⟨
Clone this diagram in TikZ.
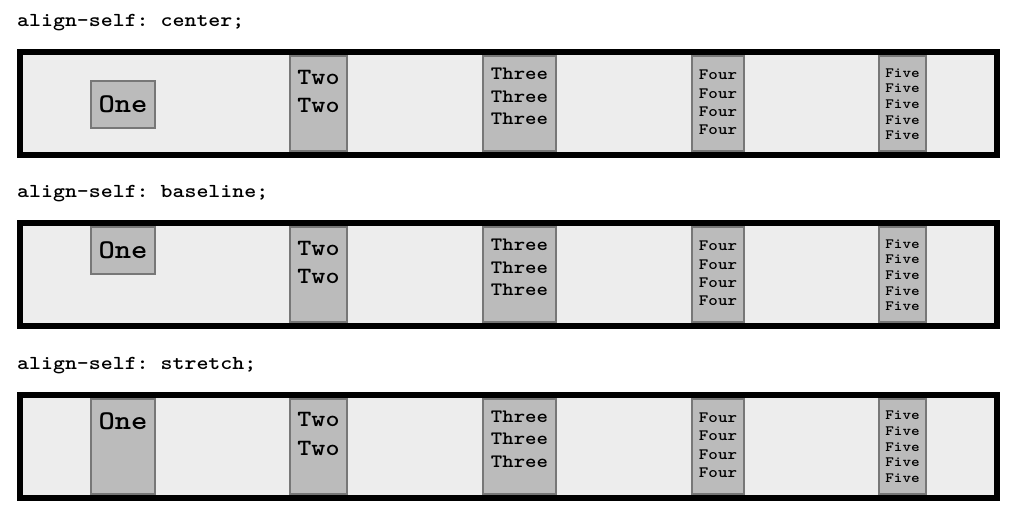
\documentclass[tikz,border=0pt]{standalone}
\usepackage{fontspec}
\newfontfamily\cour[FakeStretch=1.15]{lmmonolt10-bold.otf}
\definecolor{panelbg}{HTML}{EDEDED}
\definecolor{itemfill}{HTML}{BBBBBB}
\definecolor{itemline}{HTML}{777777}
\frenchspacing
\tikzset{
  panel/.style={draw=black, line width=6pt, fill=panelbg},
  item/.style={draw=itemline, line width=2pt, fill=itemfill},
  lbl/.style={font=\cour\frenchspacing\fontsize{19.8}{20}\selectfont, anchor=base west, inner sep=0pt},
  txt/.style={anchor=base, inner sep=0pt, font=\cour\fontsize{#1}{#1}\selectfont}
}
\begin{document}
\begin{tikzpicture}[x=1pt,y=-1pt]
\useasboundingbox[fill=white] (0,0) rectangle (1012,521);
\foreach \p/\dy/\name in {1/0/center, 2/171/baseline, 3/342.5/stretch} {
  \node[lbl] (lbl\p) at (17, 27+\dy) {align-self: \name;};
  \draw[panel] (20,52+\dy) rectangle (997,155+\dy);
  \foreach \xa/\xb in {289/348, 482/557, 691/745, 878/927}
    \draw[item] (\xa+1, 56+\dy) rectangle (\xb-1, 151+\dy);
  \foreach \k in {0,1}
    \node[txt=23.3] (two-\p-\k) at (318.5, 84.3+28.3*\k+\dy) {Two};
  \foreach \k in {0,1,2}
    \node[txt=18.9] (three-\p-\k) at (519.5, 79.8+22.5*\k+\dy) {Three};
  \foreach \k in {0,1,2,3}
    \node[txt=15.8] (four-\p-\k) at (718, 80+18.3*\k+\dy) {Four};
  \foreach \k in {0,1,2,3,4}
    \node[txt=14.2] (five-\p-\k) at (902.5, 77.1+15.7*\k+\dy) {Five};
}
% item One in each panel
\draw[item] (91,81) rectangle (155,128);
\node[txt=27] (one-1) at (123,112.3) {One};
\draw[item] (91,227) rectangle (155,274);
\node[txt=27] (one-2) at (123,258.5) {One};
\draw[item] (91,398.5) rectangle (155,493.5);
\node[txt=27] (one-3) at (123,429.5) {One};
\end{tikzpicture}
\end{document}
⟩
Print each line of the material above exactly, with the pictures removed from your copy.

> _Completed exercise_
Clone this diagram in TikZ.
\documentclass[tikz,border=0pt]{standalone}
\usepackage{fontspec}
\newfontfamily\cour[FakeStretch=1.15]{lmmonolt10-bold.otf}
\definecolor{panelbg}{HTML}{EDEDED}
\definecolor{itemfill}{HTML}{BBBBBB}
\definecolor{itemline}{HTML}{777777}
\frenchspacing
\tikzset{
  panel/.style={draw=black, line width=6pt, fill=panelbg},
  item/.style={draw=itemline, line width=2pt, fill=itemfill},
  lbl/.style={font=\cour\frenchspacing\fontsize{19.8}{20}\selectfont, anchor=base west, inner sep=0pt},
  txt/.style={anchor=base, inner sep=0pt, font=\cour\fontsize{#1}{#1}\selectfont}
}
\begin{document}
\begin{tikzpicture}[x=1pt,y=-1pt]
\useasboundingbox[fill=white] (0,0) rectangle (1012,521);
\foreach \p/\dy/\name in {1/0/center, 2/171/baseline, 3/342.5/stretch} {
  \node[lbl] (lbl\p) at (17, 27+\dy) {align-self: \name;};
  \draw[panel] (20,52+\dy) rectangle (997,155+\dy);
  \foreach \xa/\xb in {289/348, 482/557, 691/745, 878/927}
    \draw[item] (\xa+1, 56+\dy) rectangle (\xb-1, 151+\dy);
  \foreach \k in {0,1}
    \node[txt=23.3] (two-\p-\k) at (318.5, 84.3+28.3*\k+\dy) {Two};
  \foreach \k in {0,1,2}
    \node[txt=18.9] (three-\p-\k) at (519.5, 79.8+22.5*\k+\dy) {Three};
  \foreach \k in {0,1,2,3}
    \node[txt=15.8] (four-\p-\k) at (718, 80+18.3*\k+\dy) {Four};
  \foreach \k in {0,1,2,3,4}
    \node[txt=14.2] (five-\p-\k) at (902.5, 77.1+15.7*\k+\dy) {Five};
}
% item One in each panel
\draw[item] (91,81) rectangle (155,128);
\node[txt=27] (one-1) at (123,112.3) {One};
\draw[item] (91,227) rectangle (155,274);
\node[txt=27] (one-2) at (123,258.5) {One};
\draw[item] (91,398.5) rectangle (155,493.5);
\node[txt=27] (one-3) at (123,429.5) {One};
\end{tikzpicture}
\end{document}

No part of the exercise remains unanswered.